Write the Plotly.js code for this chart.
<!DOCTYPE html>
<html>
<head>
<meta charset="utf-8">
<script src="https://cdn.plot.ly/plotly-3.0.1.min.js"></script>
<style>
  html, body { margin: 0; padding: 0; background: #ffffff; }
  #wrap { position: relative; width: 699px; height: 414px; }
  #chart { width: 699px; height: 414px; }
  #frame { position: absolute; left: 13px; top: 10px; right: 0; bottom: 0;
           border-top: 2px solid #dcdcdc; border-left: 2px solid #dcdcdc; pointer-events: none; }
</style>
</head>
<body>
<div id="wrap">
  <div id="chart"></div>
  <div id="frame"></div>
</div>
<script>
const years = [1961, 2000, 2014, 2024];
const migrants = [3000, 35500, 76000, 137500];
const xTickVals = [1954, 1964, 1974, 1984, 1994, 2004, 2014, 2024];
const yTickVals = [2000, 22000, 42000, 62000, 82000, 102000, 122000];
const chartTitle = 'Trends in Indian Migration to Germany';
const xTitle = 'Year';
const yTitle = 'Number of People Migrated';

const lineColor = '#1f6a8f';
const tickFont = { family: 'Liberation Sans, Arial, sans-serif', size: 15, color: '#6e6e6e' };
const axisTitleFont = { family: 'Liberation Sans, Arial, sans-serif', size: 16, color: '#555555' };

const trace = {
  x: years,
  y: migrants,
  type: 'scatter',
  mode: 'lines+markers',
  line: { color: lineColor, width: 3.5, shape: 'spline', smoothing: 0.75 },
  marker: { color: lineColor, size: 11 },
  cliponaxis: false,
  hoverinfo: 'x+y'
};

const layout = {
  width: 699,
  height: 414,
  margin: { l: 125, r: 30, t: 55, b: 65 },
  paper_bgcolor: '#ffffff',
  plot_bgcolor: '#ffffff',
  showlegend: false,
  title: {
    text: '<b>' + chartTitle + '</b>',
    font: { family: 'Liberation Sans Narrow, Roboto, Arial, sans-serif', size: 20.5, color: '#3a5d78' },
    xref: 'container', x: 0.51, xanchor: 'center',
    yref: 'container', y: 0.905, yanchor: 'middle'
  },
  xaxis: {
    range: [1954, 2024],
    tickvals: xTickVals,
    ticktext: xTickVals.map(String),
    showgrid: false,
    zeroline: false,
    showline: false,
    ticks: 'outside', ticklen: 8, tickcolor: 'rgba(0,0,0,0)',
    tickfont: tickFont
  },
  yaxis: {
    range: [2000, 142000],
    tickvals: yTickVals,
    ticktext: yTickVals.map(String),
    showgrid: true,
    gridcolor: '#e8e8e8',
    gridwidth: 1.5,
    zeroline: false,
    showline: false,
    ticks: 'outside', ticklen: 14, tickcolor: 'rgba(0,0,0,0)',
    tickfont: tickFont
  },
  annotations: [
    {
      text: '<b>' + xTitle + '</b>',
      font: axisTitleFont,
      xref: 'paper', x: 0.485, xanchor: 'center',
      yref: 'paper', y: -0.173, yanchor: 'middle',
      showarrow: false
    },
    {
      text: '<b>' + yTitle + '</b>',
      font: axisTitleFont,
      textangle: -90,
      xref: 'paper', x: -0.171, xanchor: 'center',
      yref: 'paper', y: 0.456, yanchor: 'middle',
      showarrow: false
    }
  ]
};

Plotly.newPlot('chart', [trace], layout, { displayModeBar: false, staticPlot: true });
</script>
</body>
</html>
======
* **What you are asked to do**
Repeat the material above exactly.

* **Expected answer**
Write the Plotly.js code for this chart.
<!DOCTYPE html>
<html>
<head>
<meta charset="utf-8">
<script src="https://cdn.plot.ly/plotly-3.0.1.min.js"></script>
<style>
  html, body { margin: 0; padding: 0; background: #ffffff; }
  #wrap { position: relative; width: 699px; height: 414px; }
  #chart { width: 699px; height: 414px; }
  #frame { position: absolute; left: 13px; top: 10px; right: 0; bottom: 0;
           border-top: 2px solid #dcdcdc; border-left: 2px solid #dcdcdc; pointer-events: none; }
</style>
</head>
<body>
<div id="wrap">
  <div id="chart"></div>
  <div id="frame"></div>
</div>
<script>
const years = [1961, 2000, 2014, 2024];
const migrants = [3000, 35500, 76000, 137500];
const xTickVals = [1954, 1964, 1974, 1984, 1994, 2004, 2014, 2024];
const yTickVals = [2000, 22000, 42000, 62000, 82000, 102000, 122000];
const chartTitle = 'Trends in Indian Migration to Germany';
const xTitle = 'Year';
const yTitle = 'Number of People Migrated';

const lineColor = '#1f6a8f';
const tickFont = { family: 'Liberation Sans, Arial, sans-serif', size: 15, color: '#6e6e6e' };
const axisTitleFont = { family: 'Liberation Sans, Arial, sans-serif', size: 16, color: '#555555' };

const trace = {
  x: years,
  y: migrants,
  type: 'scatter',
  mode: 'lines+markers',
  line: { color: lineColor, width: 3.5, shape: 'spline', smoothing: 0.75 },
  marker: { color: lineColor, size: 11 },
  cliponaxis: false,
  hoverinfo: 'x+y'
};

const layout = {
  width: 699,
  height: 414,
  margin: { l: 125, r: 30, t: 55, b: 65 },
  paper_bgcolor: '#ffffff',
  plot_bgcolor: '#ffffff',
  showlegend: false,
  title: {
    text: '<b>' + chartTitle + '</b>',
    font: { family: 'Liberation Sans Narrow, Roboto, Arial, sans-serif', size: 20.5, color: '#3a5d78' },
    xref: 'container', x: 0.51, xanchor: 'center',
    yref: 'container', y: 0.905, yanchor: 'middle'
  },
  xaxis: {
    range: [1954, 2024],
    tickvals: xTickVals,
    ticktext: xTickVals.map(String),
    showgrid: false,
    zeroline: false,
    showline: false,
    ticks: 'outside', ticklen: 8, tickcolor: 'rgba(0,0,0,0)',
    tickfont: tickFont
  },
  yaxis: {
    range: [2000, 142000],
    tickvals: yTickVals,
    ticktext: yTickVals.map(String),
    showgrid: true,
    gridcolor: '#e8e8e8',
    gridwidth: 1.5,
    zeroline: false,
    showline: false,
    ticks: 'outside', ticklen: 14, tickcolor: 'rgba(0,0,0,0)',
    tickfont: tickFont
  },
  annotations: [
    {
      text: '<b>' + xTitle + '</b>',
      font: axisTitleFont,
      xref: 'paper', x: 0.485, xanchor: 'center',
      yref: 'paper', y: -0.173, yanchor: 'middle',
      showarrow: false
    },
    {
      text: '<b>' + yTitle + '</b>',
      font: axisTitleFont,
      textangle: -90,
      xref: 'paper', x: -0.171, xanchor: 'center',
      yref: 'paper', y: 0.456, yanchor: 'middle',
      showarrow: false
    }
  ]
};

Plotly.newPlot('chart', [trace], layout, { displayModeBar: false, staticPlot: true });
</script>
</body>
</html>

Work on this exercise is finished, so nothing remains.